EXERCISE TASK: From the first line of the data below through the line bearing "const timesA = ['0','5','10','15','30','40','60','90'];", reproduce each line exactly; do not include pictures.

*** GIVEN INFORMATION

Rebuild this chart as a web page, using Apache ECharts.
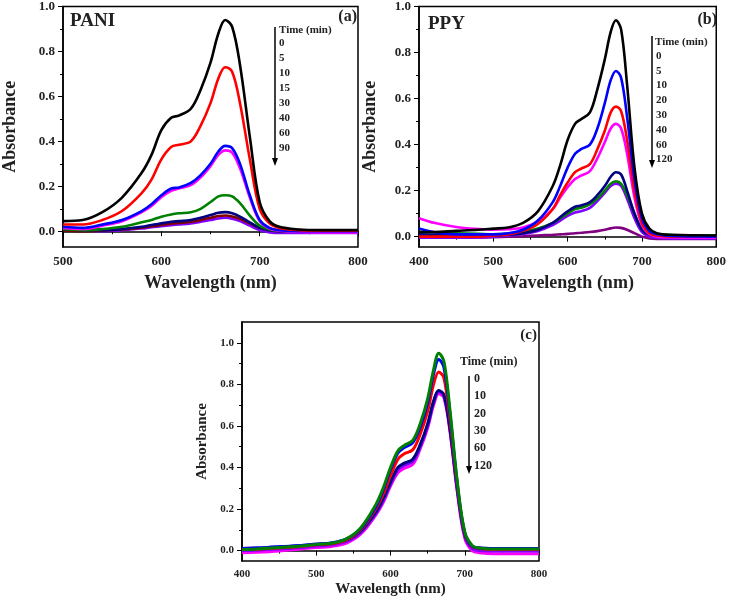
<!DOCTYPE html>
<html><head><meta charset="utf-8">
<script src="https://cdn.jsdelivr.net/npm/echarts@6/dist/echarts.min.js"></script>
<style>html,body{margin:0;padding:0;background:#fff}#c{width:729px;height:599px}</style>
</head><body><div id="c"></div>
<script>
// ---------- Panel (a) PANI ----------
const wlA = [500,520,540,560,580,590,600,610,618,630,640,650,658,665,672,680,690,700,710,720,740,760,800];
const a0  = [0.045,0.05,0.085,0.15,0.26,0.34,0.45,0.505,0.515,0.545,0.63,0.75,0.88,0.94,0.91,0.74,0.42,0.13,0.045,0.02,0.008,0.005,0.005];
const a5  = [0.03,0.03,0.05,0.09,0.17,0.23,0.32,0.375,0.385,0.40,0.47,0.57,0.68,0.73,0.71,0.57,0.32,0.10,0.035,0.015,0.005,0.003,0.003];
const a10 = [0.02,0.015,0.03,0.05,0.09,0.12,0.16,0.19,0.195,0.215,0.25,0.30,0.355,0.38,0.37,0.30,0.16,0.05,0.015,0.005,0.0,0.0,0.0];
const a15 = [0.015,0.01,0.025,0.045,0.085,0.113,0.152,0.18,0.19,0.205,0.24,0.29,0.34,0.36,0.35,0.28,0.15,0.045,0.012,0.003,-0.003,-0.005,-0.005];
const a30 = [0.01,0.005,0.01,0.02,0.04,0.05,0.065,0.075,0.08,0.085,0.10,0.13,0.155,0.16,0.155,0.125,0.07,0.025,0.008,0.003,0.0,0.0,0.0];
const a40 = [0.01,0.005,0.005,0.01,0.02,0.028,0.035,0.042,0.045,0.05,0.06,0.072,0.082,0.085,0.08,0.065,0.04,0.015,0.005,0.0,0.0,0.0,0.0];
const a60 = [0.005,0.0,0.003,0.008,0.016,0.022,0.028,0.034,0.037,0.042,0.05,0.06,0.068,0.07,0.066,0.055,0.035,0.015,0.005,0.0,0.0,0.0,0.0];
const a90 = [0.02,0.005,0.0,0.005,0.012,0.018,0.022,0.027,0.03,0.035,0.042,0.05,0.057,0.06,0.056,0.045,0.025,0.005,-0.005,-0.008,-0.008,-0.008,-0.008];
const timesA = ['0','5','10','15','30','40','60','90'];

// ---------- Panel (b) PPY ----------
const wlB = [400,420,450,480,500,520,540,560,580,590,600,610,618,630,640,650,658,665,672,680,690,700,710,720,740,800];
const b0   = [0.02,0.02,0.025,0.03,0.035,0.04,0.06,0.11,0.22,0.31,0.42,0.49,0.51,0.54,0.64,0.77,0.89,0.94,0.90,0.66,0.30,0.10,0.035,0.015,0.008,0.005];
const b5   = [0.035,0.02,0.01,0.01,0.01,0.015,0.03,0.07,0.15,0.22,0.30,0.36,0.38,0.40,0.47,0.58,0.68,0.72,0.69,0.52,0.25,0.08,0.025,0.01,0.003,0.0];
const b10  = [0.0,0.0,0.0,0.0,0.005,0.01,0.025,0.055,0.12,0.18,0.235,0.28,0.295,0.315,0.38,0.46,0.54,0.565,0.545,0.42,0.20,0.06,0.015,0.005,0.0,0.0];
const b20  = [0.08,0.06,0.042,0.033,0.03,0.032,0.04,0.065,0.12,0.17,0.215,0.25,0.265,0.285,0.34,0.41,0.47,0.49,0.47,0.36,0.17,0.05,0.01,0.0,-0.003,-0.005];
const b30  = [0.01,0.008,0.005,0.005,0.005,0.008,0.015,0.03,0.06,0.085,0.11,0.13,0.135,0.15,0.18,0.22,0.26,0.28,0.27,0.20,0.10,0.03,0.008,0.003,0.0,0.0];
const b40  = [0.02,0.018,0.015,0.012,0.01,0.012,0.02,0.035,0.06,0.08,0.10,0.12,0.125,0.14,0.165,0.20,0.23,0.24,0.23,0.18,0.10,0.035,0.015,0.01,0.007,0.005];
const b60  = [-0.005,-0.005,-0.005,-0.003,0.0,0.005,0.012,0.025,0.05,0.07,0.09,0.105,0.11,0.125,0.155,0.19,0.22,0.23,0.22,0.165,0.08,0.02,0.0,-0.005,-0.008,-0.008];
const b120 = [0.0,-0.002,-0.003,-0.003,-0.002,0.0,0.002,0.005,0.008,0.01,0.012,0.015,0.017,0.02,0.024,0.03,0.036,0.04,0.038,0.03,0.015,0.0,-0.008,-0.01,-0.01,-0.01];
const timesB = ['0','5','10','20','30','40','60','120'];

// ---------- Panel (c) ----------
const wlC = [400,420,450,480,500,520,540,560,580,590,600,610,618,630,640,650,658,665,672,680,690,700,710,720,740,800];
const c0   = [0.005,0.008,0.015,0.022,0.03,0.035,0.055,0.11,0.22,0.30,0.40,0.48,0.505,0.53,0.61,0.73,0.87,0.95,0.91,0.68,0.33,0.09,0.025,0.012,0.008,0.008];
const c10  = [0.01,0.012,0.018,0.025,0.032,0.037,0.055,0.105,0.21,0.29,0.39,0.47,0.495,0.52,0.595,0.71,0.85,0.92,0.88,0.66,0.32,0.085,0.022,0.012,0.01,0.01];
const c20  = [0.005,0.007,0.013,0.02,0.028,0.033,0.05,0.10,0.20,0.27,0.36,0.44,0.465,0.485,0.56,0.67,0.80,0.86,0.83,0.63,0.31,0.08,0.02,0.01,0.006,0.006];
const c30  = [0.01,0.012,0.018,0.025,0.03,0.035,0.05,0.095,0.185,0.25,0.33,0.40,0.42,0.44,0.51,0.61,0.72,0.77,0.75,0.59,0.30,0.08,0.02,0.012,0.01,0.01];
const c60  = [0.0,0.002,0.008,0.015,0.022,0.028,0.043,0.088,0.178,0.24,0.32,0.39,0.41,0.43,0.50,0.60,0.71,0.765,0.745,0.585,0.29,0.07,0.01,0.0,-0.002,-0.002];
const c120 = [-0.01,-0.008,-0.002,0.008,0.015,0.02,0.035,0.08,0.17,0.23,0.31,0.375,0.395,0.415,0.49,0.59,0.70,0.755,0.735,0.575,0.28,0.06,0.0,-0.01,-0.015,-0.015];
const timesC = ['0','10','20','30','60','120'];

const yTicks = [0,0.2,0.4,0.6,0.8,1.0];
const yMinor = [0.1,0.3,0.5,0.7,0.9];

const FONT = 'Liberation Serif';
const zip = (xs, ys) => xs.map((x,i)=>[x, ys[i]]);

const grids = [
  {left:59, top:5, width:299, height:242},
  {left:419, top:5, width:299, height:242},
  {left:242, top:322, width:297, height:239}
];
const panels = [
  {xmin:500, xmax:800, ymin:-0.07, ymax:1.0, xt:[500,600,700,800], xm:[550,650,750], fs:13, ns:18, xGap:27, yGap:44},
  {xmin:400, xmax:800, ymin:-0.045, ymax:1.0, xt:[400,500,600,700,800], xm:[450,550,650,750], fs:13, ns:18, xGap:27, yGap:40},
  {xmin:400, xmax:800, ymin:-0.05, ymax:1.1, xt:[400,500,600,700,800], xm:[450,550,650,750], fs:11, ns:15, xGap:21, yGap:32}
];

const xAxis = [], yAxis = [];
panels.forEach((p,i)=>{
  xAxis.push({type:'value', gridIndex:i, position:'bottom', min:p.xmin, max:p.xmax, name:'Wavelength (nm)', nameLocation:'middle', nameGap:p.xGap,
    nameTextStyle:{fontFamily:FONT, fontWeight:'bold', fontSize:p.ns, color:'#222'},
    axisLine:{lineStyle:{color:'#000', width:1.5}}, splitLine:{show:false},
    axisTick:{customValues:p.xt, length:5, lineStyle:{color:'#000'}},
    axisLabel:{customValues:p.xt, fontFamily:FONT, fontWeight:'bold', fontSize:p.fs, color:'#222', margin:8}});
  xAxis.push({type:'value', gridIndex:i, position:'bottom', offset:0, min:p.xmin, max:p.xmax, axisLine:{show:false}, splitLine:{show:false},
    axisTick:{show:true, customValues:p.xm, length:3, lineStyle:{color:'#000'}}, axisLabel:{show:false}});
  yAxis.push({type:'value', gridIndex:i, position:'left', min:p.ymin, max:p.ymax, name:'Absorbance', nameLocation:'middle', nameGap:p.yGap,
    nameTextStyle:{fontFamily:FONT, fontWeight:'bold', fontSize:p.ns, color:'#222'},
    axisLine:{show:true, lineStyle:{color:'#000', width:1.5}}, splitLine:{show:false},
    axisTick:{show:true, customValues:yTicks, length:5, lineStyle:{color:'#000'}},
    axisLabel:{customValues:yTicks, formatter:v=>v.toFixed(1), fontFamily:FONT, fontWeight:'bold', fontSize:p.fs, color:'#222', margin:8}});
  yAxis.push({type:'value', gridIndex:i, position:'left', offset:0, min:p.ymin, max:p.ymax, axisLine:{show:false}, splitLine:{show:false},
    axisTick:{show:true, customValues:yMinor, length:3, lineStyle:{color:'#000'}}, axisLabel:{show:false}});
});

function line(pi, wl, ys, color, w){
  return {type:'line', xAxisIndex:pi*2, yAxisIndex:pi*2, data:zip(wl, ys), showSymbol:false, smooth:0.35,
    lineStyle:{color:color, width:w||2.6}, itemStyle:{color:color}, silent:true, animation:false};
}
const series = [
  line(0,wlA,a90,'#8000ff'), line(0,wlA,a60,'#800000'), line(0,wlA,a40,'#000080'), line(0,wlA,a30,'#008000'),
  line(0,wlA,a15,'#ff00ff'), line(0,wlA,a10,'#0000ff'), line(0,wlA,a5,'#ff0000'), line(0,wlA,a0,'#000000'),
  line(1,wlB,b120,'#800080'), line(1,wlB,b60,'#8000ff'), line(1,wlB,b40,'#008000'), line(1,wlB,b30,'#000080'),
  line(1,wlB,b20,'#ff00ff'), line(1,wlB,b10,'#ff0000'), line(1,wlB,b5,'#0000ff'), line(1,wlB,b0,'#000000'),
  line(2,wlC,c120,'#ff00ff',3), line(2,wlC,c60,'#8000ff',3), line(2,wlC,c30,'#000080',3), line(2,wlC,c20,'#ff0000',3),
  line(2,wlC,c10,'#0000ff',3), line(2,wlC,c0,'#008000',3)
];

function txt(x,y,s,fs,align){
  return {type:'text', x:x, y:y, style:{text:s, fontFamily:FONT, fontWeight:'bold', fontSize:fs, fill:'#222', align:align||'left', verticalAlign:'middle'}};
}
function arrow(x,y1,y2){
  return [
    {type:'line', shape:{x1:x,y1:y1,x2:x,y2:y2-6}, style:{stroke:'#000', lineWidth:1.5}},
    {type:'polygon', shape:{points:[[x-3,y2-8],[x+3,y2-8],[x,y2]]}, style:{fill:'#000'}}
  ];
}
const graphic = [];
graphic.push(txt(70,21,'PANI',19), txt(357,17,'(a)',16,'right'), txt(279,30,'Time (min)',11));
timesA.forEach((t,i)=>graphic.push(txt(279,43+15*i,t,11)));
graphic.push(...arrow(275,27,166));
graphic.push(txt(428,24,'PPY',19), txt(717,20,'(b)',16,'right'), txt(655,42,'Time (min)',11));
timesB.forEach((t,i)=>graphic.push(txt(656,56+14.8*i,t,11)));
graphic.push(...arrow(652,36,168));
graphic.push(txt(537,335,'(c)',15,'right'), txt(460,362,'Time (min)',12));
timesC.forEach((t,i)=>graphic.push(txt(474,379+17.3*i,t,12)));
graphic.push(...arrow(469,376,474));

const chart = echarts.init(document.getElementById('c'), null, {renderer:'canvas'});
chart.setOption({
  backgroundColor:'#fff', animation:false,
  grid: grids.map(g=>Object.assign({show:true, borderColor:'#000', borderWidth:1.5, backgroundColor:'transparent'}, g)),
  xAxis, yAxis, series, graphic
});
</script></body></html>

******

FULL OUTPUT:
Rebuild this chart as a web page, using Apache ECharts.
<!DOCTYPE html>
<html><head><meta charset="utf-8">
<script src="https://cdn.jsdelivr.net/npm/echarts@6/dist/echarts.min.js"></script>
<style>html,body{margin:0;padding:0;background:#fff}#c{width:729px;height:599px}</style>
</head><body><div id="c"></div>
<script>
// ---------- Panel (a) PANI ----------
const wlA = [500,520,540,560,580,590,600,610,618,630,640,650,658,665,672,680,690,700,710,720,740,760,800];
const a0  = [0.045,0.05,0.085,0.15,0.26,0.34,0.45,0.505,0.515,0.545,0.63,0.75,0.88,0.94,0.91,0.74,0.42,0.13,0.045,0.02,0.008,0.005,0.005];
const a5  = [0.03,0.03,0.05,0.09,0.17,0.23,0.32,0.375,0.385,0.40,0.47,0.57,0.68,0.73,0.71,0.57,0.32,0.10,0.035,0.015,0.005,0.003,0.003];
const a10 = [0.02,0.015,0.03,0.05,0.09,0.12,0.16,0.19,0.195,0.215,0.25,0.30,0.355,0.38,0.37,0.30,0.16,0.05,0.015,0.005,0.0,0.0,0.0];
const a15 = [0.015,0.01,0.025,0.045,0.085,0.113,0.152,0.18,0.19,0.205,0.24,0.29,0.34,0.36,0.35,0.28,0.15,0.045,0.012,0.003,-0.003,-0.005,-0.005];
const a30 = [0.01,0.005,0.01,0.02,0.04,0.05,0.065,0.075,0.08,0.085,0.10,0.13,0.155,0.16,0.155,0.125,0.07,0.025,0.008,0.003,0.0,0.0,0.0];
const a40 = [0.01,0.005,0.005,0.01,0.02,0.028,0.035,0.042,0.045,0.05,0.06,0.072,0.082,0.085,0.08,0.065,0.04,0.015,0.005,0.0,0.0,0.0,0.0];
const a60 = [0.005,0.0,0.003,0.008,0.016,0.022,0.028,0.034,0.037,0.042,0.05,0.06,0.068,0.07,0.066,0.055,0.035,0.015,0.005,0.0,0.0,0.0,0.0];
const a90 = [0.02,0.005,0.0,0.005,0.012,0.018,0.022,0.027,0.03,0.035,0.042,0.05,0.057,0.06,0.056,0.045,0.025,0.005,-0.005,-0.008,-0.008,-0.008,-0.008];
const timesA = ['0','5','10','15','30','40','60','90'];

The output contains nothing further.